Norton's view has been widely discussed and criticized by those who hold that contemplation of well-articulated specific imaginary cases can give access to inchoate information about patterns of experience to which people lack independent propositional or conceptual access. Some have suggested that thought experiment does this by exploiting the same cognitive mechanisms that mental models do (cf. Nersessian 1993; Miscevic 1992); others have suggested that certain thought experiments work by evoking quasi-sensory intuitions, resulting in new beliefs about contingent features of the natural world that are produced not inferentially, but quasi-observationally (Gendler 2004). Yet others have stressed other aspects of the similarities between thought experiments and actual experiments (for example, their indifference to certain sorts of changes of content but not others), contending that insofar as the latter are not arguments, neither are the former (cf. Arthur 1999, Bishop 1999, Gooding 1992, Sorensen 1992.)

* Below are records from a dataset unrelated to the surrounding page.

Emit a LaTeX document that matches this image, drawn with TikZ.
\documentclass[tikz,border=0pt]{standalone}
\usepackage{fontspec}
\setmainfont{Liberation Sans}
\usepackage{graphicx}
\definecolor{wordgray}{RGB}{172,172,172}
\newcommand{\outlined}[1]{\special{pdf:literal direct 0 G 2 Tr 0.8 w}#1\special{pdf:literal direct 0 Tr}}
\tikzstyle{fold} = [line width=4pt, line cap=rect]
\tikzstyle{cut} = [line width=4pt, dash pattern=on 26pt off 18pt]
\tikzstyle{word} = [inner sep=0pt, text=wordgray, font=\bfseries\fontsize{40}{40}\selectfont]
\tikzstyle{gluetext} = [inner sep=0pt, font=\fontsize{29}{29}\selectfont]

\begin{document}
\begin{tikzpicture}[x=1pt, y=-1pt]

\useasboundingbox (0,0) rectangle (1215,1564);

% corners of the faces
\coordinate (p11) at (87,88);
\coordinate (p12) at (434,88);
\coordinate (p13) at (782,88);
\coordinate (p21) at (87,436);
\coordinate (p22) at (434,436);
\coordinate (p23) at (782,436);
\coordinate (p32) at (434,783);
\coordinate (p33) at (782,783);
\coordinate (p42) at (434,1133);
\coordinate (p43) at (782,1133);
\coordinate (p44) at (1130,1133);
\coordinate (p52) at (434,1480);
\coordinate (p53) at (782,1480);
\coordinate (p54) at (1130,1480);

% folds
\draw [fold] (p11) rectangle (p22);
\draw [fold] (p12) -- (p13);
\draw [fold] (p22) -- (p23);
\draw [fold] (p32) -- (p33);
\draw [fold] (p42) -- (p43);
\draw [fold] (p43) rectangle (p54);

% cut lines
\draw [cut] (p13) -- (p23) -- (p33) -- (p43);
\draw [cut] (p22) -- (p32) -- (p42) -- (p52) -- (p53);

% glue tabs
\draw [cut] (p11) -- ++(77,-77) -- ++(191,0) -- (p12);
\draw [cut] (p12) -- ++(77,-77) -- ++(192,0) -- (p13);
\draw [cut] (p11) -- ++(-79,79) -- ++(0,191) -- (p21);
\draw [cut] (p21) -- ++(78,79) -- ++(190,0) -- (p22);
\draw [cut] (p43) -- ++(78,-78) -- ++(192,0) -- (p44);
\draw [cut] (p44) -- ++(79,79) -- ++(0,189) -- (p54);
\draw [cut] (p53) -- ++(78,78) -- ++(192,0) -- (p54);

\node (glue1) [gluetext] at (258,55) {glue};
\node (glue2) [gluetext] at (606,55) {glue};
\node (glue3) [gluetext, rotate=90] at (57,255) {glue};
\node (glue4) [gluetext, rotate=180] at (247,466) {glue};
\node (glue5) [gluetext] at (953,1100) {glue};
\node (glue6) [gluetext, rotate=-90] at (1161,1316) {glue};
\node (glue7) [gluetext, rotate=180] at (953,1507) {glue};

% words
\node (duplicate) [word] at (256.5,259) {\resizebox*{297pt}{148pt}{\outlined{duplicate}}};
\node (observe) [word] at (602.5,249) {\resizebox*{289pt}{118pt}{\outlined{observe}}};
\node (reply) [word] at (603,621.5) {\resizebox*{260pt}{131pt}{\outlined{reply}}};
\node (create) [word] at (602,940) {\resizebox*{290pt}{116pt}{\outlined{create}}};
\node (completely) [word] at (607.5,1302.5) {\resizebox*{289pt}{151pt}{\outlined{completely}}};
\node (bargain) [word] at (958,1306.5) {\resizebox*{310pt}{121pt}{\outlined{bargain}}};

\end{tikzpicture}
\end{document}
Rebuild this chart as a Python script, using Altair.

A final contrasting view, advanced in a series of papers and books by James Robert Brown (e.g., Brown 1991, 2002, 2003, 2004, and references contained therein) is that in certain instances (the Galileo case being one) engaging in thought-experimental reasoning provides "a priori (though still fallible) knowledge of nature" derived through a process of what Brown terms "platonic insight" (2002, p. 2). "Thought experiments," he writes, "are our telescopes to see into the abstract realm"; by making use of "the mind's eye," they allow us to perceive the laws of nature "a priori " (2004, p. 113). The laws in question are necessary rather than contingent, involving "relations between objectively existing abstract entities" (2002, p. 2). Such a view will be appealing only to those who accept Brown's platonist metaphysics along with its corresponding epistemology.